From the time of the break until a few days after surgery, my husband was quite literally my “right hand man”, and waited on me hand and foot.  For example, I had finished a portrait commission the day before the break; he drove me to Lowe’s to select and cut the portrait shipping materials, then carefully assembled it all for shipping under my instruction and drove me to the post office.  He is accustomed to seeing me constantly on the go with a jam-packed to-do list, and told a friend “Nothing like watching her go from 300 miles per hour to 22 miles per hour in one day!”

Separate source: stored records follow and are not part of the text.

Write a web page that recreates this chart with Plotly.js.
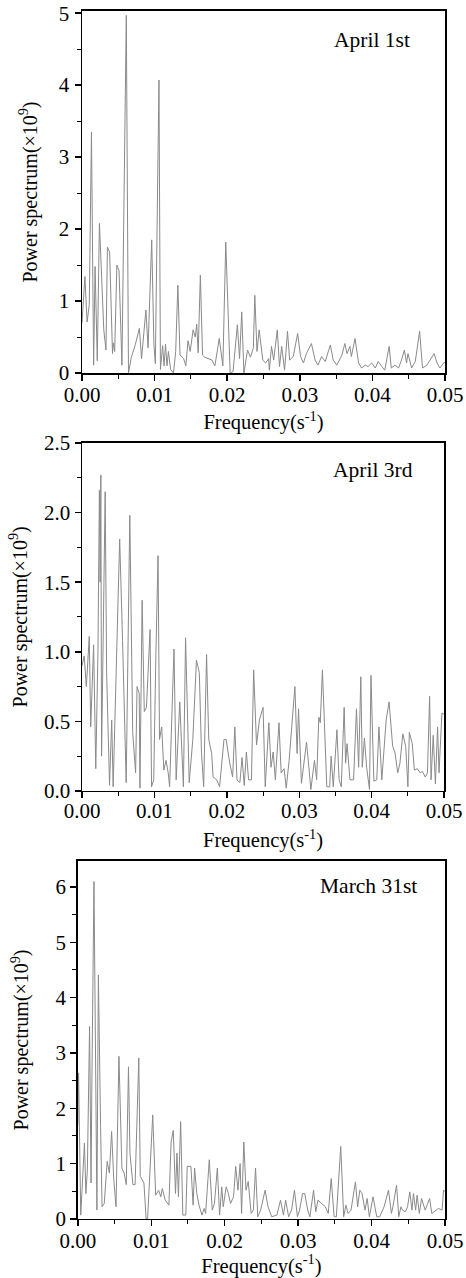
<!DOCTYPE html>
<html>
<head>
<meta charset="utf-8">
<script src="https://cdn.plot.ly/plotly-3.0.1.min.js"></script>
<style>html,body{margin:0;padding:0;background:#fff;}#chart{width:466px;height:1278px;}</style>
</head>
<body>
<div id="chart"></div>
<script>
// Panel labels
const panelLabels = ["April 1st", "April 3rd", "March 31st"];
const xTitle = "Frequency(s<sup>-1</sup>)";
const yTitle = "Power spectrum(×10<sup>9</sup>)";

// April 1st
const f1 = [0.0000,0.0002,0.0004,0.0007,0.0010,0.0013,0.0016,0.0018,0.0021,0.0024,0.0027,0.0030,0.0033,0.0035,0.0038,0.0040,0.0042,0.0043,0.0045,0.0048,0.0051,0.0055,0.0061,0.0064,0.0068,0.0073,0.0079,0.0082,0.0084,0.0088,0.0091,0.0096,0.0099,0.0101,0.0106,0.0108,0.0111,0.0113,0.0115,0.0117,0.0119,0.0122,0.0126,0.0129,0.0132,0.0135,0.0140,0.0143,0.0146,0.0149,0.0153,0.0156,0.0158,0.0160,0.0163,0.0166,0.0169,0.0174,0.0179,0.0183,0.0189,0.0194,0.0198,0.0204,0.0208,0.0214,0.0217,0.0220,0.0223,0.0228,0.0232,0.0236,0.0238,0.0241,0.0244,0.0249,0.0253,0.0257,0.0258,0.0261,0.0264,0.0269,0.0272,0.0275,0.0279,0.0283,0.0286,0.0291,0.0297,0.0301,0.0305,0.0309,0.0316,0.0321,0.0325,0.0330,0.0335,0.0342,0.0346,0.0351,0.0358,0.0362,0.0365,0.0369,0.0371,0.0376,0.0381,0.0385,0.0390,0.0394,0.0399,0.0404,0.0408,0.0413,0.0417,0.0423,0.0426,0.0431,0.0436,0.0440,0.0444,0.0447,0.0449,0.0454,0.0459,0.0465,0.0469,0.0475,0.0479,0.0485,0.0489,0.0493,0.0498,0.0500];
const p1 = [0.70,1.00,1.34,0.71,0.95,3.35,0.11,1.48,0.17,2.08,1.30,0.60,0.32,1.75,1.68,0.80,0.27,0.42,0.30,1.50,1.42,0.11,4.97,0.00,0.22,0.38,0.62,0.20,0.40,0.875,0.35,1.85,0.40,0.13,4.07,0.05,0.38,0.10,0.40,0.10,0.30,0.05,0.00,0.30,1.22,0.25,0.20,0.10,0.45,0.30,0.60,0.50,0.68,0.28,1.36,0.25,0.22,0.20,0.18,0.10,0.48,0.10,1.82,0.00,0.02,0.67,0.20,0.85,0.00,0.32,0.22,0.35,1.08,0.30,0.60,0.18,0.14,0.20,0.04,0.37,0.18,0.60,0.09,0.37,0.04,0.58,0.18,0.23,0.55,0.23,0.14,0.27,0.41,0.18,0.11,0.23,0.16,0.39,0.18,0.11,0.25,0.41,0.27,0.37,0.23,0.48,0.14,0.07,0.11,0.09,0.14,0.07,0.16,0.09,0.04,0.37,0.07,0.11,0.07,0.18,0.32,0.14,0.27,0.07,0.16,0.58,0.07,0.11,0.18,0.27,0.14,0.07,0.14,0.15];

// April 3rd
const f2 = [0.0000,0.0003,0.0006,0.0010,0.0012,0.0016,0.0019,0.0022,0.0024,0.0025,0.0026,0.0027,0.0032,0.0034,0.0038,0.0041,0.0043,0.0048,0.0052,0.0056,0.0061,0.0066,0.0070,0.0074,0.0076,0.0079,0.0080,0.0083,0.0086,0.0089,0.0094,0.0096,0.0099,0.0102,0.0105,0.0107,0.0110,0.0113,0.0116,0.0119,0.0121,0.0127,0.0130,0.0135,0.0140,0.0143,0.0148,0.0153,0.0158,0.0162,0.0165,0.0168,0.0172,0.0175,0.0179,0.0181,0.0186,0.0190,0.0196,0.0199,0.0204,0.0208,0.0211,0.0214,0.0218,0.0221,0.0224,0.0227,0.0230,0.0234,0.0237,0.0241,0.0245,0.0250,0.0253,0.0258,0.0261,0.0264,0.0267,0.0272,0.0275,0.0279,0.0282,0.0286,0.0294,0.0297,0.0299,0.0303,0.0306,0.0310,0.0314,0.0316,0.0321,0.0324,0.0327,0.0329,0.0332,0.0335,0.0338,0.0342,0.0344,0.0347,0.0352,0.0355,0.0358,0.0362,0.0364,0.0366,0.0370,0.0375,0.0379,0.0382,0.0385,0.0387,0.0390,0.0393,0.0397,0.0399,0.0403,0.0407,0.0410,0.0414,0.0420,0.0424,0.0429,0.0432,0.0436,0.0439,0.0443,0.0447,0.0450,0.0452,0.0456,0.0459,0.0463,0.0467,0.0470,0.0474,0.0477,0.0480,0.0482,0.0485,0.0488,0.0491,0.0493,0.0497,0.0500];
const p2 = [0.90,0.97,0.75,1.11,0.46,1.05,0.16,1.00,2.16,1.50,2.27,0.25,2.15,0.85,0.04,0.51,0.03,1.08,1.81,1.08,0.06,1.98,0.42,0.13,0.75,0.70,0.02,1.37,0.57,0.60,1.16,0.03,0.08,0.98,1.69,0.37,0.46,0.15,0.22,0.13,0.03,1.02,0.08,0.64,0.03,1.10,0.06,0.37,0.94,0.85,0.27,0.03,0.98,0.37,0.27,0.10,0.08,0.03,0.37,0.37,0.20,0.10,0.46,0.08,0.06,0.24,0.04,0.28,0.08,0.08,0.87,0.33,0.51,0.60,0.03,0.49,0.17,0.28,0.08,0.49,0.13,0.16,0.02,0.22,0.75,0.27,0.59,0.055,0.17,0.35,0.13,0.01,0.22,0.08,0.53,0.49,0.87,0.39,0.03,0.03,0.25,0.03,0.44,0.08,0.03,0.60,0.20,0.34,0.08,0.08,0.59,0.17,0.82,0.17,0.38,0.17,0.01,0.83,0.07,0.08,0.46,0.08,0.51,0.64,0.32,0.28,0.13,0.20,0.41,0.32,0.03,0.42,0.34,0.15,0.16,0.13,0.14,0.10,0.13,0.68,0.08,0.40,0.05,0.46,0.13,0.56,0.55];

// March 31st
const f3 = [0.0000,0.0001,0.0004,0.0009,0.0011,0.0013,0.0016,0.0018,0.0019,0.0022,0.0026,0.0028,0.0031,0.0033,0.0036,0.0040,0.0043,0.0046,0.0049,0.0052,0.0056,0.0060,0.0063,0.0066,0.0069,0.0071,0.0075,0.0078,0.0083,0.0085,0.0090,0.0093,0.0095,0.0102,0.0106,0.0110,0.0113,0.0115,0.0119,0.0124,0.0127,0.0130,0.0133,0.0135,0.0137,0.0140,0.0143,0.0147,0.0149,0.0154,0.0157,0.0159,0.0162,0.0165,0.0169,0.0172,0.0174,0.0179,0.0183,0.0186,0.0190,0.0193,0.0196,0.0198,0.0202,0.0205,0.0208,0.0212,0.0215,0.0218,0.0221,0.0223,0.0226,0.0229,0.0232,0.0236,0.0239,0.0242,0.0245,0.0249,0.0255,0.0259,0.0264,0.0271,0.0276,0.0280,0.0283,0.0287,0.0291,0.0295,0.0299,0.0302,0.0306,0.0309,0.0313,0.0316,0.0321,0.0324,0.0327,0.0332,0.0337,0.0341,0.0345,0.0349,0.0352,0.0358,0.0362,0.0365,0.0368,0.0372,0.0378,0.0381,0.0384,0.0387,0.0391,0.0394,0.0397,0.0402,0.0407,0.0411,0.0417,0.0423,0.0427,0.0429,0.0434,0.0437,0.0440,0.0442,0.0446,0.0449,0.0452,0.0455,0.0457,0.0460,0.0462,0.0465,0.0468,0.0473,0.0479,0.0482,0.0487,0.0491,0.0496,0.0498,0.0500];
const p3 = [1.70,2.64,0.07,1.37,0.46,0.89,3.48,0.65,2.27,6.10,0.16,4.41,1.67,0.22,0.28,1.04,0.83,1.58,0.71,0.22,2.94,0.92,0.83,0.62,2.75,1.19,0.62,0.62,2.91,0.77,0.65,0.00,0.00,1.88,0.43,0.52,0.40,0.55,0.34,0.25,1.39,1.60,0.46,1.19,0.40,1.76,0.07,0.07,0.95,0.95,0.25,0.92,0.46,0.25,0.07,0.19,0.10,1.07,0.16,0.28,0.92,0.07,0.58,0.22,0.58,0.46,0.28,0.40,0.95,0.52,1.00,0.10,1.39,0.52,0.68,0.10,0.16,0.92,0.04,0.16,0.52,0.22,0.04,0.07,0.34,0.07,0.34,0.04,0.16,0.52,0.04,0.16,0.46,0.46,0.16,0.04,0.52,0.13,0.34,0.28,0.22,0.10,0.73,0.04,0.04,1.31,0.04,0.25,0.10,0.16,0.67,0.22,0.52,0.46,0.16,0.37,0.04,0.40,0.04,0.04,0.22,0.52,0.10,0.22,0.61,0.04,0.22,0.16,0.13,0.22,0.49,0.16,0.46,0.16,0.43,0.10,0.37,0.16,0.37,0.10,0.16,0.19,0.16,0.52,0.50];

const xTickVals = [0, 0.01, 0.02, 0.03, 0.04, 0.05];
const xTickText = ["0.00", "0.01", "0.02", "0.03", "0.04", "0.05"];

const FONT = "Liberation Serif, Times New Roman, serif";
const lineStyle = {color: "#8a8a8a", width: 1};

const traces = [
  {x: f1, y: p1, xaxis: "x", yaxis: "y", type: "scatter", mode: "lines", line: lineStyle, hoverinfo: "skip"},
  {x: f2, y: p2, xaxis: "x2", yaxis: "y2", type: "scatter", mode: "lines", line: lineStyle, hoverinfo: "skip"},
  {x: f3, y: p3, xaxis: "x3", yaxis: "y3", type: "scatter", mode: "lines", line: lineStyle, hoverinfo: "skip"}
];

function xAx(dom, anchor, labelShift, titleStandoff) {
  return {
    domain: dom, anchor: anchor, range: [0, 0.05],
    tickvals: xTickVals, ticktext: xTickText,
    showline: true, linecolor: "#000", linewidth: 1.5, mirror: true,
    ticks: "outside", ticklen: 6, tickwidth: 1.5, tickcolor: "#000",
    ticklabelstandoff: labelShift,
    minor: {ticks: "outside", ticklen: 4, tickwidth: 1, tickcolor: "#000", dtick: 0.005, tick0: 0, showgrid: false},
    showgrid: false, zeroline: false,
    tickfont: {family: FONT, size: 21, color: "#000"},
    title: {text: xTitle, font: {family: FONT, size: 20.5, color: "#000"}, standoff: titleStandoff}
  };
}
function yAx(dom, anchor, range, dtick, minorDtick, fmt, labelShift, titleStandoff) {
  return {
    domain: dom, anchor: anchor, range: range,
    dtick: dtick, tick0: 0, tickformat: fmt,
    showline: true, linecolor: "#000", linewidth: 1.5, mirror: true,
    ticks: "outside", ticklen: 6, tickwidth: 1.5, tickcolor: "#000",
    ticklabelstandoff: labelShift,
    minor: {ticks: "outside", ticklen: 4, tickwidth: 1, tickcolor: "#000", dtick: minorDtick, tick0: 0, showgrid: false},
    showgrid: false, zeroline: false,
    tickfont: {family: FONT, size: 21, color: "#000"},
    title: {text: yTitle, font: {family: FONT, size: 20, color: "#000"}, standoff: titleStandoff}
  };
}

const annFont = {family: FONT, size: 21.5, color: "#000"};

const layout = {
  width: 466, height: 1278,
  margin: {l: 0, r: 0, t: 0, b: 0},
  paper_bgcolor: "#fff", plot_bgcolor: "#fff",
  showlegend: false,
  xaxis: xAx([0.176, 0.955], "y", -4, 9),
  yaxis: yAx([0.7081, 0.9914], "x", [0, 5.03], 1, 0.5, "d", 1, 16),
  xaxis2: xAx([0.176, 0.953], "y2", -6, 11),
  yaxis2: yAx([0.3811, 0.6534], "x2", [0, 2.5], 0.5, 0.25, ".1f", 0, 11),
  xaxis3: xAx([0.167, 0.955], "y3", -4, 18),
  yaxis3: yAx([0.0462, 0.3263], "x3", [0, 6.47], 1, 0.5, "d", 0, 21),
  annotations: [
    {text: panelLabels[0], xref: "paper", yref: "paper", x: 0.798, y: 0.9687, xanchor: "center", yanchor: "middle", showarrow: false, font: annFont},
    {text: panelLabels[1], xref: "paper", yref: "paper", x: 0.8004, y: 0.6322, xanchor: "center", yanchor: "middle", showarrow: false, font: annFont},
    {text: panelLabels[2], xref: "paper", yref: "paper", x: 0.7918, y: 0.3067, xanchor: "center", yanchor: "middle", showarrow: false, font: annFont}
  ]
};

Plotly.newPlot("chart", traces, layout, {staticPlot: true, displayModeBar: false});
</script>
</body>
</html>
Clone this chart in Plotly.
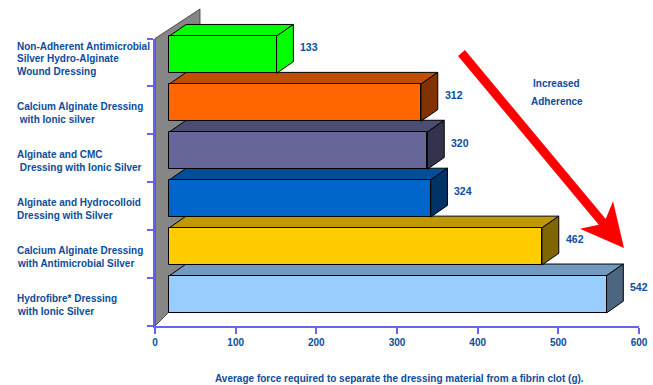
import math
import plotly.graph_objects as go

# ---- data -------------------------------------------------------------
categories = [
    "Non-Adherent Antimicrobial<br>Silver Hydro-Alginate<br>Wound Dressing",
    "Calcium Alginate Dressing<br>\u00a0with Ionic silver",
    "Alginate and CMC<br>\u00a0Dressing with Ionic Silver",
    "Alginate and Hydrocolloid<br>Dressing with Silver",
    "Calcium Alginate Dressing<br>with Antimicrobial Silver",
    "Hydrofibre* Dressing<br>with Ionic Silver",
]
force_g = [133, 312, 320, 324, 462, 542]
x_ticks = [0, 100, 200, 300, 400, 500, 600]
x_title = "Average force required to separate the dressing material from a fibrin clot (g)."
note_lines = ["Increased", "Adherence"]

# ---- styles -----------------------------------------------------------
front_colors = ["#00FF00", "#FF6600", "#666699", "#0066CC", "#FFCC00", "#99CCFF"]
top_colors = ["#00FF00", "#C04D00", "#4D4D73", "#004D99", "#BF9900", "#7399BF"]
side_colors = ["#00FF00", "#803300", "#33334D", "#003366", "#806600", "#4D6680"]
TEXT = "#0D4C9C"
AXIS = "#6464F0"
WALL = "#868686"
FONT = "Liberation Sans, Arial, sans-serif"

# ---- layout geometry (pixels) -------------------------------------------
W, H = 653, 385
AX_L, AX_R = 155, 639        # columns of x = 0 and x = XMAX
AX_T, AX_B = 38.5, 326       # top and bottom of the category bands
XMAX = 600
n = len(categories)
kx = (AX_R - AX_L) / XMAX
band = (AX_B - AX_T) / n

M = dict(l=140, r=4, t=2, b=50, autoexpand=False)
pw = W - M["l"] - M["r"]
ph = H - M["t"] - M["b"]
plot_bottom = H - M["b"]

FRONT_SHIFT = (14.3, 7.7)    # projection of the bar front faces
DEPTH = (16.8, 11.7)         # bar depth (right, up)
BAR_H = 37.2
LABEL_LINE = 12.5            # line pitch of the category labels
LABEL_LAST = 9.0             # last label line below the band centre


def dx(px):
    return px / kx


def dy(px):
    return px / band


def data_x(px):
    return (px - AX_L) / kx


def data_y(py):
    return -0.5 + (AX_B - py) / band


def paper_x(px):
    return (px - M["l"]) / pw


def paper_y(py):
    return (plot_bottom - py) / ph


x_range = [data_x(M["l"]), data_x(W - M["r"])]
y_range = [data_y(plot_bottom), data_y(M["t"])]

fig = go.Figure()
shapes = []

# back wall of the 3D frame
wall_px = [(155, 326), (155, 38.5), (200, 9), (200, 281)]
wall_path = "M " + " L ".join(f"{data_x(a):.4f},{data_y(b):.4f}" for a, b in wall_px) + " Z"
shapes.append(dict(type="path", path=wall_path, xref="x", yref="y", layer="below",
                   fillcolor=WALL, line=dict(color="#333333", width=0.8)))

base = dx(FRONT_SHIFT[0])
w = dy(BAR_H)
ddx, ddy = dx(DEPTH[0]), dy(DEPTH[1])
ypos = [n - 1 - i + dy(FRONT_SHIFT[1]) for i in range(n)]

# top and side faces, bottom bar first
for i in reversed(range(n)):
    v = force_g[i]
    x0, x1 = base, base + v
    yt, yb = ypos[i] + w / 2, ypos[i] - w / 2
    top = (f"M {x0},{yt} L {x1},{yt} L {x1 + ddx},{yt + ddy} "
           f"L {x0 + ddx},{yt + ddy} Z")
    side = (f"M {x1},{yt} L {x1 + ddx},{yt + ddy} L {x1 + ddx},{yb + ddy} "
            f"L {x1},{yb} Z")
    shapes.append(dict(type="path", path=top, xref="x", yref="y", layer="below",
                       fillcolor=top_colors[i], line=dict(color="black", width=1)))
    shapes.append(dict(type="path", path=side, xref="x", yref="y", layer="below",
                       fillcolor=side_colors[i], line=dict(color="black", width=1)))

# front faces
fig.add_trace(go.Bar(
    x=force_g, y=ypos, base=base, orientation="h", width=w,
    marker=dict(color=front_colors, line=dict(color="black", width=1)),
    hoverinfo="skip", showlegend=False,
))

# frame axes subplot
fig.add_trace(go.Scatter(x=[], y=[], xaxis="x2", yaxis="y2",
                         showlegend=False, hoverinfo="skip"))

annotations = []
for i, (cat, v) in enumerate(zip(categories, force_g)):
    lines = cat.split("<br>")
    for j, line in enumerate(lines):
        shift = LABEL_LAST + (len(lines) - 1 - j) * -LABEL_LINE
        annotations.append(dict(
            text=line, xref="paper", yref="y", x=paper_x(15), y=n - 1 - i,
            xanchor="left", yanchor="middle", align="left", yshift=-shift,
            showarrow=False, font=dict(family=FONT, size=10, color=TEXT, weight="bold"),
        ))
    annotations.append(dict(
        text=str(v), xref="x", yref="y", x=base + v + ddx, y=n - 1 - i,
        xanchor="left", yanchor="middle", xshift=5, yshift=15.4,
        showarrow=False, font=dict(family=FONT, size=10.5, color=TEXT, weight="bold"),
    ))

annotations.append(dict(
    text=x_title, xref="paper", yref="paper", x=paper_x(399.5), y=paper_y(379),
    xanchor="center", yanchor="middle", showarrow=False,
    font=dict(family=FONT, size=10, color=TEXT, weight="bold"),
))
for line, py in zip(note_lines, [83.3, 101.7]):
    annotations.append(dict(
        text=line, xref="paper", yref="paper", x=paper_x(556.7), y=paper_y(py),
        xanchor="center", yanchor="middle", showarrow=False,
        font=dict(family=FONT, size=10, color=TEXT, weight="bold"),
    ))

# red trend arrow
sx, sy = 461.5, 53.0
tx, ty = 624.0, 248.0
L = math.hypot(tx - sx, ty - sy)
ux, uy = (tx - sx) / L, (ty - sy) / L
nx, ny = uy, -ux
half_shaft, half_head = 4.5, 21.6
wing_t, neck_t = L - 43, L - 34


def pt(t, s):
    return (sx + ux * t + nx * s, sy + uy * t + ny * s)


arrow_px = [pt(0, -half_shaft), pt(neck_t, -half_shaft), pt(wing_t, -half_head),
            pt(L, 0), pt(wing_t, half_head), pt(neck_t, half_shaft), pt(0, half_shaft)]
arrow_path = "M " + " L ".join(f"{paper_x(a):.5f},{paper_y(b):.5f}" for a, b in arrow_px) + " Z"
shapes.append(dict(type="path", path=arrow_path, xref="paper", yref="paper",
                   layer="above", fillcolor="#FF0000", line=dict(width=0)))

fig.update_layout(
    width=W, height=H, margin=M,
    paper_bgcolor="white", plot_bgcolor="rgba(0,0,0,0)",
    font=dict(family=FONT, color=TEXT),
    xaxis=dict(range=x_range, visible=False, fixedrange=True),
    yaxis=dict(range=y_range, visible=False, fixedrange=True),
    xaxis2=dict(
        domain=[paper_x(AX_L), paper_x(AX_R)], anchor="y2", range=[0, XMAX],
        tickvals=x_ticks, ticktext=[str(t) for t in x_ticks],
        ticks="outside", ticklen=6, tickwidth=1.5, tickcolor=AXIS,
        showline=True, linecolor=AXIS, linewidth=1.5,
        showgrid=False, zeroline=False,
        tickfont=dict(family=FONT, size=10, color=TEXT, weight="bold"),
    ),
    yaxis2=dict(
        domain=[paper_y(AX_B), paper_y(AX_T)], anchor="x2", range=[-0.5, n - 0.5],
        tickvals=[k - 0.5 for k in range(n + 1)], showticklabels=False,
        ticks="outside", ticklen=6, tickwidth=1.5, tickcolor=AXIS,
        showline=True, linecolor=AXIS, linewidth=1.5,
        showgrid=False, zeroline=False,
    ),
    shapes=shapes, annotations=annotations,
    bargap=0,
)

fig.write_html("out.html")
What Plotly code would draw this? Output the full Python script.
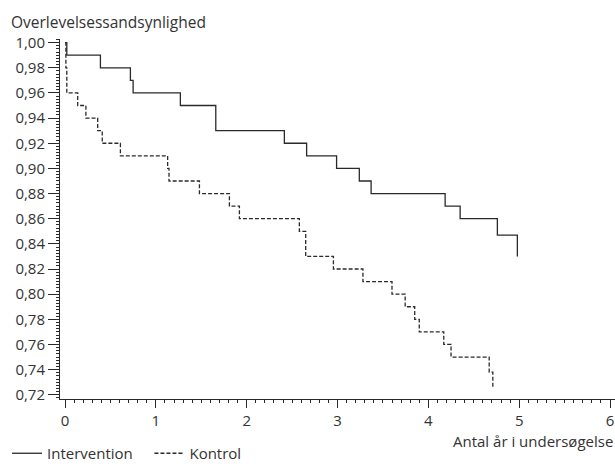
import plotly.graph_objects as go

# Intervention (solid) Kaplan-Meier steps
int_t = [0.0, 0.02, 0.39, 0.72, 0.75, 1.27, 1.66, 2.415, 2.66, 2.99, 3.24, 3.37, 4.185, 4.35, 4.76, 4.98]
int_s = [1.00, 0.99, 0.98, 0.97, 0.96, 0.95, 0.93, 0.92, 0.91, 0.90, 0.89, 0.88, 0.87, 0.86, 0.847, 0.83]

# Kontrol (dashed) Kaplan-Meier steps
kon_t = [0.0, 0.01, 0.02, 0.14, 0.23, 0.36, 0.41, 0.61, 1.13, 1.145, 1.48, 1.81, 1.92, 2.58, 2.65,
         2.955, 3.28, 3.6, 3.745, 3.85, 3.90, 4.17, 4.25, 4.67, 4.71]
kon_s = [1.00, 0.98, 0.96, 0.95, 0.94, 0.93, 0.92, 0.91, 0.90, 0.89, 0.88, 0.87, 0.86, 0.85, 0.83,
         0.82, 0.81, 0.80, 0.79, 0.78, 0.77, 0.76, 0.75, 0.738, 0.725]

y_ticks = [0.72, 0.74, 0.76, 0.78, 0.80, 0.82, 0.84, 0.86, 0.88, 0.90, 0.92, 0.94, 0.96, 0.98, 1.00]
y_labels = [f"{v:.2f}".replace(".", ",") for v in y_ticks]
x_ticks = [0, 1, 2, 3, 4, 5, 6]

FONT = "Open Sans"
TXT = "#333333"
LINE = "#2a2a2a"
Y_RANGE = [0.71664, 1.00289]

fig = go.Figure()
fig.add_trace(go.Scatter(x=int_t, y=int_s, mode="lines", line_shape="hv",
                         line=dict(color=LINE, width=1.3), name="Intervention\u00a0\u00a0\u00a0"))
fig.add_trace(go.Scatter(x=kon_t, y=kon_s, mode="lines", line_shape="hv",
                         line=dict(color=LINE, width=1.3, dash="4px,2px"), name="Kontrol"))

W, H = 615, 470
L, R, T, B = 60, 0, 39, 64
pw, ph = W - L - R, H - T - B

def px_x(x):
    return (x - L) / pw

def px_y(y):
    return (H - B - y) / ph

fig.update_layout(
    width=W, height=H,
    margin=dict(l=L, r=R, t=T, b=B),
    paper_bgcolor="white", plot_bgcolor="white",
    font=dict(family=FONT, size=15, color=TXT),
    showlegend=True,
    legend=dict(orientation="h", x=px_x(7), y=px_y(462), xanchor="left", yanchor="middle",
                font=dict(family=FONT, size=15, color=TXT), bgcolor="rgba(0,0,0,0)",
                itemwidth=30, tracegroupgap=0),
    xaxis=dict(range=[-0.055, 6.055], tickmode="array", tickvals=x_ticks,
               ticks="outside", ticklen=8, tickwidth=1, tickcolor=LINE,
               showline=True, linecolor=LINE, linewidth=1, showgrid=False, zeroline=False,
               tickfont=dict(size=15, color=TXT),
               minor=dict(dtick=0.1, ticks="outside", ticklen=3, tickcolor=LINE, showgrid=False)),
    yaxis=dict(range=Y_RANGE, tickmode="array", tickvals=y_ticks, ticktext=y_labels,
               ticks="outside", ticklen=11, tickwidth=1, tickcolor=LINE,
               showline=True, linecolor=LINE, linewidth=1, showgrid=False, zeroline=False,
               tickfont=dict(size=15, color=TXT),
               minor=dict(dtick=0.0025, tick0=0.72, ticks="outside", ticklen=3, tickcolor=LINE, showgrid=False)),
    yaxis2=dict(range=Y_RANGE, overlaying="y", anchor="x", side="left", matches="y",
                showticklabels=False, ticks="", showline=False, showgrid=False, zeroline=False,
                tickmode="array", tickvals=y_ticks,
                minor=dict(dtick=0.0025, tick0=0.72, ticks="inside", ticklen=2, tickcolor=LINE, showgrid=False)),
    annotations=[
        dict(text="Overlevelsessandsynlighed", xref="paper", yref="paper",
             x=px_x(9), y=px_y(22), xanchor="left", yanchor="middle", showarrow=False,
             font=dict(family=FONT, size=15.5, color=TXT)),
        dict(text="Antal år i undersøgelse", xref="paper", yref="paper",
             x=1, y=px_y(449), xanchor="right", yanchor="middle", showarrow=False,
             font=dict(family=FONT, size=15, color=TXT)),
    ],
)

fig.write_html("out.html", config={"displayModeBar": False},
               post_script="document.body.style.margin='0';document.body.style.overflow='hidden';")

I also had to cancel a one-day workshop that was scheduled for the 23rd–3 days after surgery–with 11 people registered.  (It’s been rescheduled for January 15, 2017.)

I’m now 11 days past surgery and healing very well according to my surgeon, in fact I start six weeks of physical therapy tomorrow.

I’ve been learning a lot about how one moment in time and one simple broken bone can turn your life upside down.  We take our abilities for granted until one or more of them is taken away.  The simplest activities like combing my hair and applying mascara became difficult, and activities like tying shoelaces and putting on a pullover shirt became impossible.  I was so happy when I was able to feed myself with my right hand for the first time again, 14 days after the break.  Perhaps the biggest surprise has been that for just one little broken bone, I’ve been needing much more sleep and tiring easily; apparently it takes a lot of energy to heal a break.  I’m grateful for modern medicine which will have me doing everything normally again in just 6-8 weeks!

They say “Art Imitates Life.”  Yesterday was Halloween, so I selected a pumpkin with a “shoulder” and made it into a “self portrait”.  Yes, those are real staples, with Neocolor II wax pastel “bruises”.  My coworkers knew whose pumpkin it was without asking!

It’s been frustrating that with all this “time off”, I haven’t been able to do anything fun.  I couldn’t read because I couldn’t hold a magazine or book open, I couldn’t draw or write because it’s my right shoulder and I’m right-handed, I couldn’t drive somewhere because of the painkillers, I couldn’t go for hikes or walks because of the constant shoulder movement, and of course I couldn’t ride my motorcycle.  All I could really do was watch TV, and one can stand only so much of that.

Now my shoulder is feeling and working better, I can type two-handed, and I’m starting to eye the drawing board again.  I’m expecting to start that next commission later this week, and I can’t wait.